I recently started playing Flow Free Game.
Connect matching colors with pipe to create a flow. Pair all colors, and cover the entire board to solve each puzzle in Flow Free. But watch out, pipes will break if they cross or overlap!
I realized it is just path finding game between given pair of points with conditions that no two paths overlap. I was interested in writing a solution for the game but don't know where to start. I thought of using backtracking but for very large board sizes it will have high time complexity.
Is there any suitable algorithm to solve the game efficiently. Can using heuristics to solve the problem help? Just give me a hint on where to start, I will take it from there.
I observed in most of the boards that usually
For furthest points, you need to follow path along edge.
For point nearest to each other, follow direct path if there is one.
Is this correct observation and can it be used to solve it efficiently?
Reduction to SAT
Basic idea
Reduce the problem to SAT
Use a modern SAT solver to solve the problem
Profit
Complexity
The problem is obviously in NP: If you guess a board constellation, it is easy (poly-time) to check whether it solves the problem.
Whether it is NP-hard (meaning as hard as every other problem in NP, e.g. SAT), is not clear. Surely modern SAT solvers will not care and solve large instances in a breeze anyway (I guess up to 100x100).
Literature on Number Link
Here I just copy Nuclearman's comment to the OP:
Searching for "SAT formulation of numberlink" and "NP-completeness of numberlink" leads to a couple references. Unsurprisingly, the two most interesting ones are in Japanese. The first is the actual paper proof of NP-completeness. The second describes how to solve NumberLink using the SAT solver, Sugar. –
Hint for reduction to SAT
There are several possibilities to encode the problem. I'll give one that I could make up quickly.
Remark
j_random_hacker noted that free-standing cycles are not allowed. The following encoding does allow them. This problem makes the SAT encoding a bit less attractive. The simplest method I could think of to forbid free-standing loops would introduce O(n^2) new variables, where n is the number of tiles on the board (count distance from next sink for each tile) unless one uses log encoding for this, which would bring it down to O(n*log n), possible making the problem harder for the solver.
Variables
One variable per tile, piece type and color. Example if some variable X-Y-T-C is true it encodes that the tile at position X/Y is of type T and has color C. You don't need the empty tile type since this cannot happen in a solution.
Set initial variables
Set the variables for the sink/sources and say no other tile can be sink/source.
Constraints
For every position, exactly one color/piece combination is true (cardinality constraint).

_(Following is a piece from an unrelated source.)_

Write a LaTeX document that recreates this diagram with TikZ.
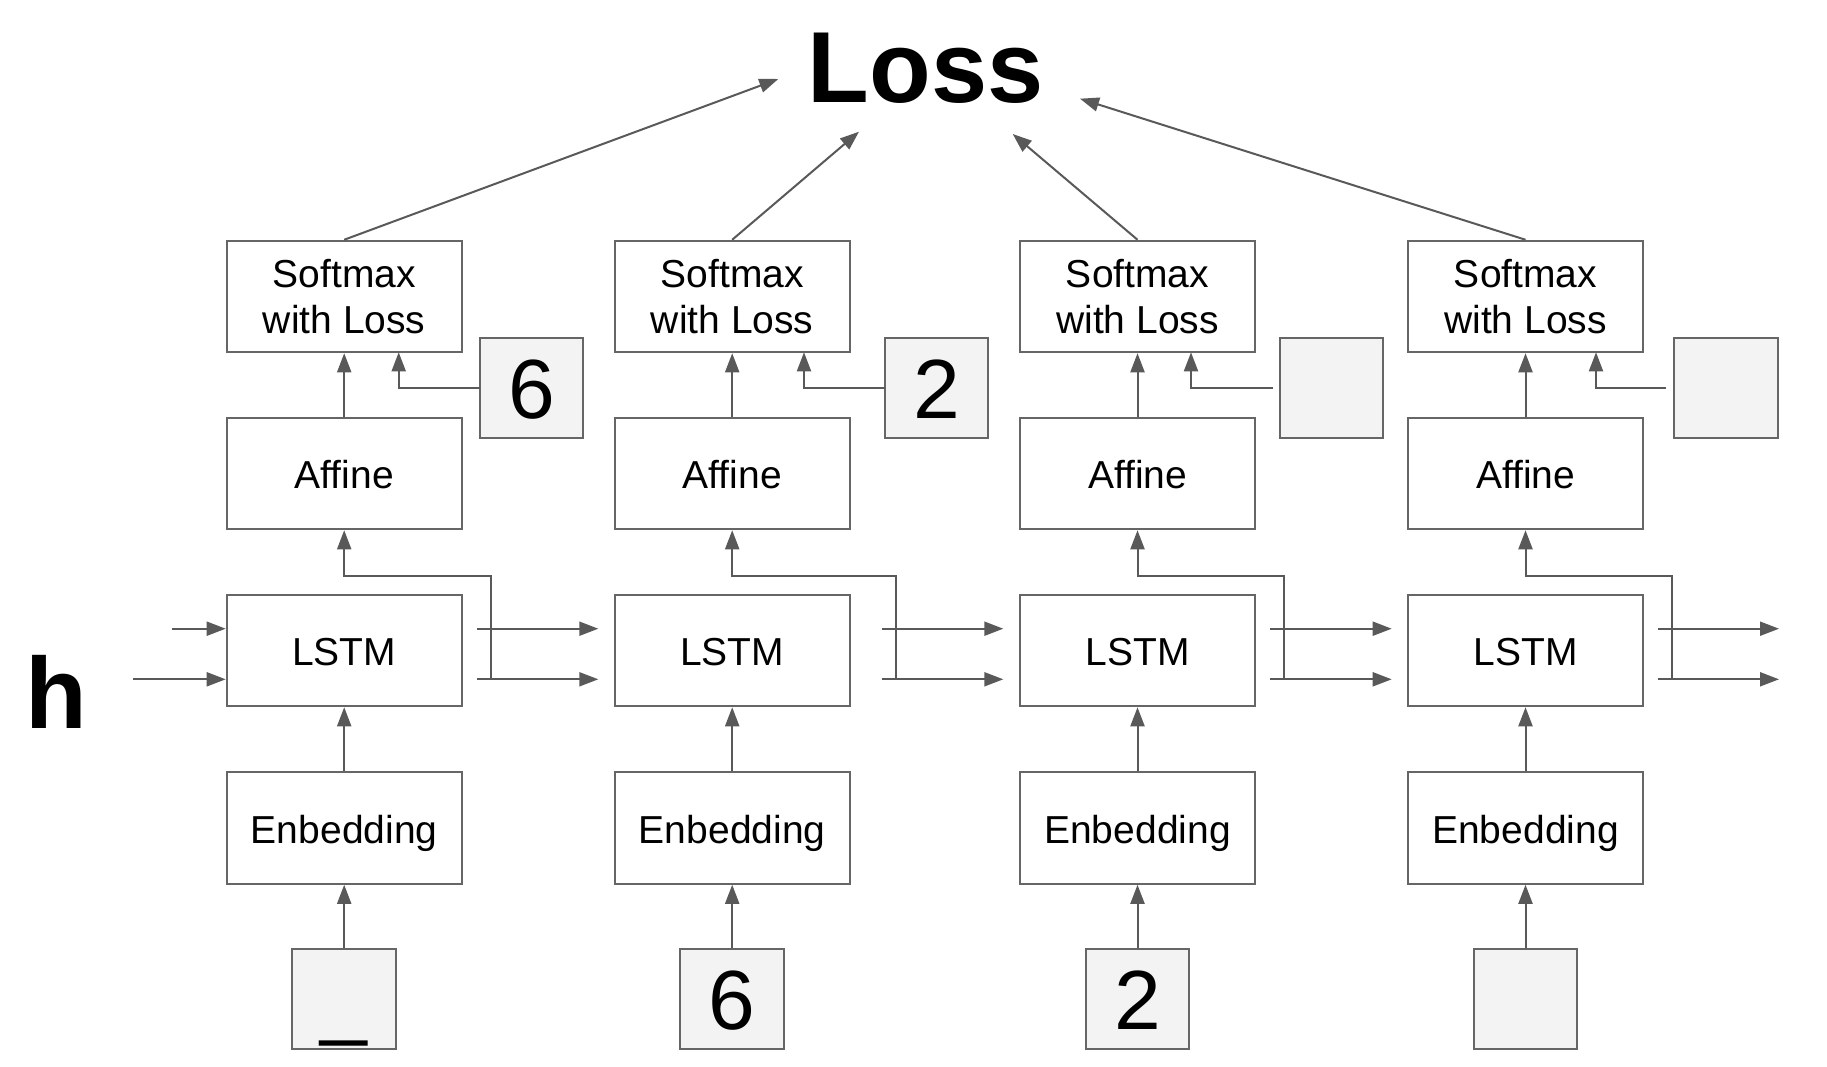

For every variable (position, type, color), the four adjacent tiles have to be compatible (if the color matches).
I might have missed something. But it should be easily fixed.
I suspect that no polynomial-time algorithm is guaranteed to solve every instance of this problem. But since one of the requirements is that every square must be covered by pipe, a similar approach to what both people and computers use for solving Sudoku should work well here:
For every empty square, form a set of possible colours for that square, and then repeatedly perform logical deductions at each square to shrink the allowed set of colours for that square.
Whenever a square's set of possible colours shrinks to size 1, the colour for that square is determined.
If we reach a state where no more logical deductions can be performed and the puzzle is not completely solved yet (i.e. there is at least one square with more than one possible colour), pick one of these undecided squares and recurse on it, trying each of the possible colours in turn. Each try will either lead to a solution, or a contradiction; the latter eliminates that colour as a possibility for that square.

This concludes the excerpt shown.